* DO THIS *
Leave out the pictures, and return only the lines running from the one that contains "Write a Python" to the one that contains "fig = plt.figure(figsize=(W", both included, exactly as they appear.

DATA PROVIDED start

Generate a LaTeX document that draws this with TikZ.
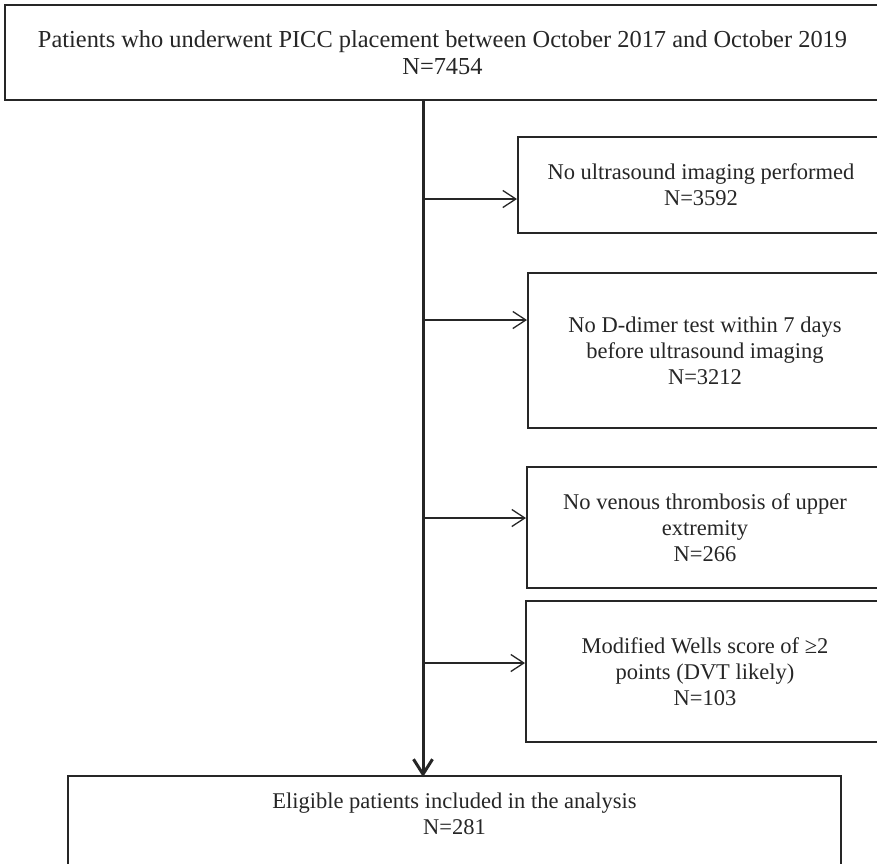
\documentclass[tikz,border=0pt]{standalone}
\usepackage{fontspec}
\setmainfont{Liberation Serif}
\usetikzlibrary{arrows.meta}
\definecolor{ink}{HTML}{262626}
\tikzset{
  box/.style={draw=ink, line width=2pt, rectangle, inner sep=0pt, align=center,
    font=\fontsize{22.5}{26}\selectfont, text=ink},
  spineline/.style={draw=ink, line width=3pt, -{Straight Barb[length=15pt, width=19pt, line width=3pt]}},
  branch/.style={draw=ink, line width=1.3pt, -{Straight Barb[length=13pt, width=17pt, line width=1.3pt]}},
}
\begin{document}
\begin{tikzpicture}[x=1pt, y=-1pt]
\useasboundingbox (0,0) rectangle (877,863);
\clip (0,0) rectangle (877,863);
\fill[white] (0,0) rectangle (877,863);

\node[box, minimum width=875pt, minimum height=95pt, font=\fontsize{24.4}{27}\selectfont] (top) at (442.5,52.5)
  {Patients who underwent PICC placement between October 2017 and October 2019\\N=7454};
\node[box, minimum width=366pt, minimum height=96pt] (b1) at (701,185)
  {No ultrasound imaging performed\\N=3592};
\node[box, minimum width=354pt, minimum height=155pt] (b2) at (705,350.5)
  {No D-dimer test within 7 days\\before ultrasound imaging\\N=3212};
\node[box, minimum width=356pt, minimum height=121pt] (b3) at (705,527.5)
  {No venous thrombosis of upper\\extremity\\N=266};
\node[box, minimum width=358pt, minimum height=141pt] (b4) at (705,671.5)
  {Modified Wells score of ≥2\\points (DVT likely)\\N=103};
\node[box, draw=none, minimum width=771pt, anchor=north, inner ysep=15.5pt] (final) at (454.5,776)
  {Eligible patients included in the analysis\\N=281};
\draw[ink, line width=2pt] ([yshift=-150pt]final.north west) -- (final.north west)
  -- (final.north east) -- ([yshift=-150pt]final.north east);

\coordinate (spine) at (423,0);
\coordinate (c1) at (423,199);
\coordinate (c2) at (423,320);
\coordinate (c3) at (423,518);
\coordinate (c4) at (423,663);

\draw[spineline] (top.south -| spine) -- ([yshift=-1pt]final.north -| spine);
\draw[branch] (c1) -- (c1 -| b1.west);
\draw[branch] (c2) -- (c2 -| b2.west);
\draw[branch] (c3) -- (c3 -| b3.west);
\draw[branch] (c4) -- (c4 -| b4.west);
\end{tikzpicture}
\end{document}
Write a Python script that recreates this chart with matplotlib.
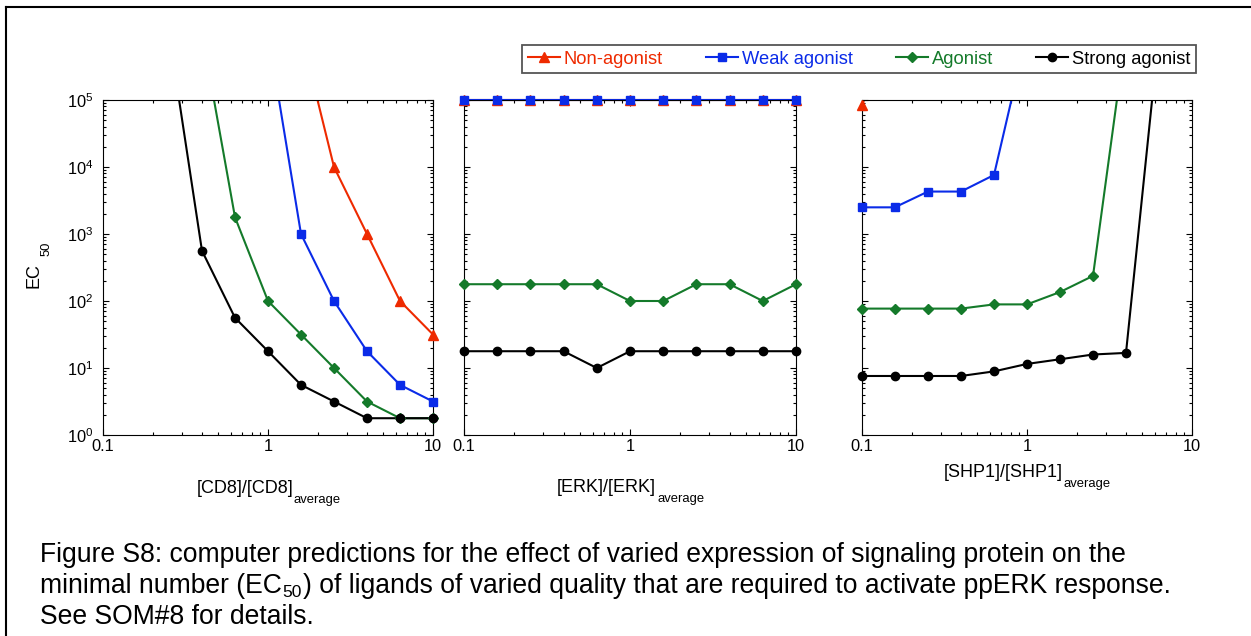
import numpy as np
import matplotlib
matplotlib.use('Agg')
import matplotlib.pyplot as plt
from matplotlib.lines import Line2D
from matplotlib.ticker import LogLocator, NullFormatter

plt.rcParams['font.family'] = ['Liberation Sans', 'DejaVu Sans']
plt.rcParams['mathtext.fontset'] = 'custom'
plt.rcParams['mathtext.rm'] = 'Liberation Sans'
plt.rcParams['mathtext.it'] = 'Liberation Sans:italic'
plt.rcParams['mathtext.bf'] = 'Liberation Sans:bold'

# protein level relative to average, same 11 points in every panel
level = [0.1, 0.158, 0.251, 0.398, 0.631, 1.0, 1.585, 2.512, 3.981, 6.31, 10.0]

names = ['Non-agonist', 'Weak agonist', 'Agonist', 'Strong agonist']
colors = ['#EE2A00', '#0A2BE8', '#147A2A', '#000000']
markers = ['^', 's', 'D', 'o']
msizes = [6.5, 6.2, 4.6, 6.0]

# EC50 values, 1e6 = no response (runs off the top of the plot)
cd8_non = [1e6, 1e6, 1e6, 1e6, 1e6, 1e6, 1e6, 1e4, 1000, 100, 31.6]
cd8_weak = [1e6, 1e6, 1e6, 1e6, 1e6, 1e6, 1000, 100, 17.8, 5.6, 3.16]
cd8_ago = [1e6, 1e6, 1e6, 1e6, 1778, 100, 31.6, 10, 3.16, 1.78, 1.78]
cd8_strong = [1e6, 1e6, 1e6, 562, 56.2, 17.8, 5.6, 3.16, 1.78, 1.78, 1.78]

erk_non = [1e5, 1e5, 1e5, 1e5, 1e5, 1e5, 1e5, 1e5, 1e5, 1e5, 1e5]
erk_weak = [1e5, 1e5, 1e5, 1e5, 1e5, 1e5, 1e5, 1e5, 1e5, 1e5, 1e5]
erk_ago = [178, 178, 178, 178, 178, 100, 100, 178, 178, 100, 178]
erk_strong = [17.8, 17.8, 17.8, 17.8, 10, 17.8, 17.8, 17.8, 17.8, 17.8, 17.8]

shp_non = [8.5e4, 1e6, 1e6, 1e6, 1e6, 1e6, 1e6, 1e6, 1e6, 1e6, 1e6]
shp_weak = [2500, 2500, 4300, 4300, 7600, 1e6, 1e6, 1e6, 1e6, 1e6, 1e6]
shp_ago = [77, 77, 77, 77, 89, 89, 136, 237, 1e6, 1e6, 1e6]
shp_strong = [7.6, 7.6, 7.6, 7.6, 8.9, 11.5, 13.5, 15.9, 16.8, 1e6, 1e6]

panels = [
    [cd8_non, cd8_weak, cd8_ago, cd8_strong],
    [erk_non, erk_weak, erk_ago, erk_strong],
    [shp_non, shp_weak, shp_ago, shp_strong],
]

W, H = 1251, 636
ymax = 1e5

fig = plt.figure(figsize=(W / 100, H / 100), dpi=100)

# axes boxes in pixels: left, top, right, bottom
boxes = [(103, 100, 433, 435), (464, 100, 796, 435), (862, 100, 1192, 435)]

axes = []
for i, (l, t, r, b) in enumerate(boxes):
    ax = fig.add_axes([l / W, 1 - b / H, (r - l) / W, (b - t) / H])
    for vals, col, mk, ms in zip(panels[i], colors, markers, msizes):
        y = np.array(vals, dtype=float)
        clip = y.max() > ymax * 1.001
        ax.plot(level, y, color=col, lw=1.5, zorder=2, clip_on=clip)
        shown = np.where(y <= ymax * 1.001, y, np.nan)
        ax.plot(level, shown, ls='none', marker=mk, ms=ms, color=col,
                mec=col, clip_on=False, zorder=3)
    ax.set_xscale('log')
    ax.set_yscale('log')
    ax.set_xlim(0.1, 10)
    ax.set_ylim(1, ymax)
    ax.set_xticks([0.1, 1, 10])
    ax.set_xticklabels(['0.1', '1', '10'])
    ax.xaxis.set_minor_locator(LogLocator(base=10, subs=np.arange(2, 10), numticks=50))
    ax.yaxis.set_minor_locator(LogLocator(base=10, subs=np.arange(2, 10), numticks=50))
    ax.xaxis.set_minor_formatter(NullFormatter())
    ax.yaxis.set_minor_formatter(NullFormatter())
    ax.tick_params(which='both', direction='in', top=True, right=True, width=0.8)
    ax.tick_params(which='major', length=4.5, labelsize=11.8)
    ax.tick_params(which='minor', length=2.5)
    ax.tick_params(axis='x', pad=3)
    ax.tick_params(axis='y', pad=7)
    if i > 0:
        ax.tick_params(labelleft=False)
    for s in ax.spines.values():
        s.set_linewidth(0.8)
    axes.append(ax)

# overlay in pixel coordinates for labels, caption and border
ov = fig.add_axes([0, 0, 1, 1], zorder=5)
ov.set_xlim(0, W)
ov.set_ylim(H, 0)
ov.set_axis_off()

ov.plot([6, 6], [7, H + 5], color='k', lw=1.5, clip_on=False)
ov.plot([6, W + 5], [7, 7], color='k', lw=1.5, clip_on=False)

lab_fs = 13
sub_fs = 9.4
xlabels = [('[CD8]/[CD8]', 293, 493), ('[ERK]/[ERK]', 656, 492), ('[SHP1]/[SHP1]', 1063, 477)]
for main, xe, yb in xlabels:
    ov.text(xe, yb, main, ha='right', va='baseline', fontsize=lab_fs)
    ov.text(xe + 1, yb + 10, 'average', ha='left', va='baseline', fontsize=sub_fs)

ov.text(39, 263, 'EC', rotation=90, rotation_mode='anchor', ha='right',
        va='baseline', fontsize=lab_fs)
ov.text(50, 256, '50', rotation=90, rotation_mode='anchor', ha='left',
        va='baseline', fontsize=sub_fs)

cap_fs = 19.1
ov.text(40, 562, 'Figure S8: computer predictions for the effect of varied expression '
        'of signaling protein on the', ha='left', va='baseline', fontsize=cap_fs)
t1 = ov.text(40, 593, 'minimal number (EC', ha='left', va='baseline', fontsize=cap_fs)
t2 = ov.annotate('50', xy=(1, 597), xycoords=(t1, 'data'), xytext=(0.5, 0),
                 textcoords='offset points', ha='left', va='baseline', fontsize=12.5)
ov.annotate(') of ligands of varied quality that are required to activate ppERK response.',
            xy=(1, 593), xycoords=(t2, 'data'), xytext=(0.5, 0),
            textcoords='offset points', ha='left', va='baseline', fontsize=cap_fs)
ov.text(40, 624, 'See SOM#8 for details.', ha='left', va='baseline', fontsize=cap_fs)

handles = [Line2D([], [], color=c, lw=1.5, marker=m, ms=s, mec=c)
           for c, m, s in zip(colors, markers, msizes)]
leg = fig.legend(handles, names, loc='upper left', bbox_to_anchor=(522 / W, 1 - 45 / H),
                 ncol=4, fontsize=13.2, frameon=True, fancybox=False, framealpha=1,
                 edgecolor='#555555', borderpad=0.3, borderaxespad=0,
                 handlelength=1.75, handletextpad=0.22, columnspacing=2.35,
                 labelcolor='linecolor', numpoints=1)
leg.get_frame().set_linewidth(1.3)

fig.savefig('out.png', dpi=100)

DATA PROVIDED end

* SOLUTION TO THE PROBLEM *
Write a Python script that recreates this chart with matplotlib.
import numpy as np
import matplotlib
matplotlib.use('Agg')
import matplotlib.pyplot as plt
from matplotlib.lines import Line2D
from matplotlib.ticker import LogLocator, NullFormatter

plt.rcParams['font.family'] = ['Liberation Sans', 'DejaVu Sans']
plt.rcParams['mathtext.fontset'] = 'custom'
plt.rcParams['mathtext.rm'] = 'Liberation Sans'
plt.rcParams['mathtext.it'] = 'Liberation Sans:italic'
plt.rcParams['mathtext.bf'] = 'Liberation Sans:bold'

# protein level relative to average, same 11 points in every panel
level = [0.1, 0.158, 0.251, 0.398, 0.631, 1.0, 1.585, 2.512, 3.981, 6.31, 10.0]

names = ['Non-agonist', 'Weak agonist', 'Agonist', 'Strong agonist']
colors = ['#EE2A00', '#0A2BE8', '#147A2A', '#000000']
markers = ['^', 's', 'D', 'o']
msizes = [6.5, 6.2, 4.6, 6.0]

# EC50 values, 1e6 = no response (runs off the top of the plot)
cd8_non = [1e6, 1e6, 1e6, 1e6, 1e6, 1e6, 1e6, 1e4, 1000, 100, 31.6]
cd8_weak = [1e6, 1e6, 1e6, 1e6, 1e6, 1e6, 1000, 100, 17.8, 5.6, 3.16]
cd8_ago = [1e6, 1e6, 1e6, 1e6, 1778, 100, 31.6, 10, 3.16, 1.78, 1.78]
cd8_strong = [1e6, 1e6, 1e6, 562, 56.2, 17.8, 5.6, 3.16, 1.78, 1.78, 1.78]

erk_non = [1e5, 1e5, 1e5, 1e5, 1e5, 1e5, 1e5, 1e5, 1e5, 1e5, 1e5]
erk_weak = [1e5, 1e5, 1e5, 1e5, 1e5, 1e5, 1e5, 1e5, 1e5, 1e5, 1e5]
erk_ago = [178, 178, 178, 178, 178, 100, 100, 178, 178, 100, 178]
erk_strong = [17.8, 17.8, 17.8, 17.8, 10, 17.8, 17.8, 17.8, 17.8, 17.8, 17.8]

shp_non = [8.5e4, 1e6, 1e6, 1e6, 1e6, 1e6, 1e6, 1e6, 1e6, 1e6, 1e6]
shp_weak = [2500, 2500, 4300, 4300, 7600, 1e6, 1e6, 1e6, 1e6, 1e6, 1e6]
shp_ago = [77, 77, 77, 77, 89, 89, 136, 237, 1e6, 1e6, 1e6]
shp_strong = [7.6, 7.6, 7.6, 7.6, 8.9, 11.5, 13.5, 15.9, 16.8, 1e6, 1e6]

panels = [
    [cd8_non, cd8_weak, cd8_ago, cd8_strong],
    [erk_non, erk_weak, erk_ago, erk_strong],
    [shp_non, shp_weak, shp_ago, shp_strong],
]

W, H = 1251, 636
ymax = 1e5

fig = plt.figure(figsize=(W / 100, H / 100), dpi=100)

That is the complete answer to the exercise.